Cognitive Behavioral Therapy for Insomnia

How I use CBT-I to treat Insomnia

My initial evaluation is specially targeted towards improving all aspects of your sleep and daytime performance.  My sleep intake is a diagnostic clinical interview that will help me evaluate your sleep history, medical history, psychiatric history and substance use history in order to first determine that you will benefit from CBT-I treatment.  With the use of self-administered questionnaires, at-home sleep logs, symptom checklists, psychological screening tests, and bed partner interviews, I am able to make a correct diagnosis, or provide you with a referral to obtain a sleep study if I suspect an organic sleep disorder is present.

sleep problems .jpg

Once a diagnosis of Insomnia is made, I develop a specific treatment plan with you.  I use outcome indicators to track and measure progress, as well as continually direct the path of treatment.  Additionally, since patient engagement is very important in treating Insomnia, I ask that my patients maintain a sleep diary outlining several important aspects of sleep associated with their identified disruption of sleep.

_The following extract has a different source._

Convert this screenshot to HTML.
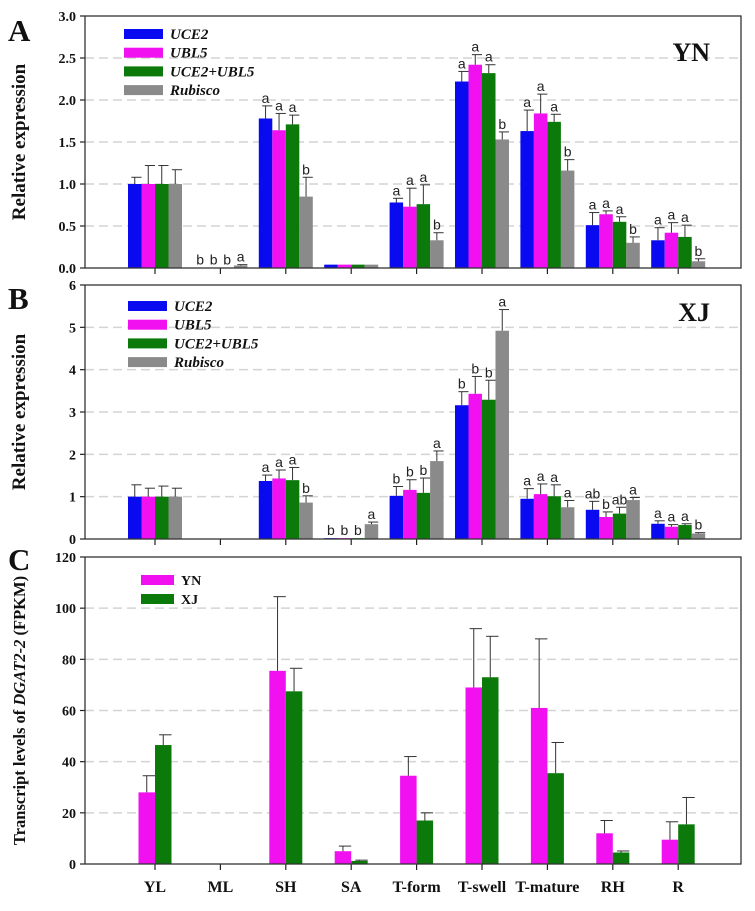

As a first line intervention, you will practice Stimulus-control methods and sleep restriction techniques to re-calibrate your circadian rhythm, and disrupt both cognitive and behavioral patterns maintaining your sleep problem.  I implement several relaxation techniques and offer biofeedback to achieve enhanced relaxation.   Cognitively, we will explore your beliefs about sleep or the lack thereof, and work on methods to restructure thoughts and beliefs that are paradoxically maintaining somatic tension.

Since Insomnia has a high relapse rate, I believe it is important that I help you become your own sleep expert.  Therefore, in addition to CBT-I, my treatment approach includes psychoeducation, biofeedback, relaxation therapies and relapse-prevention sessions. I take a collaborative approach with other medical professionals, especially as it pertains to the use of pharmaceutical sleep aids and substance abuse.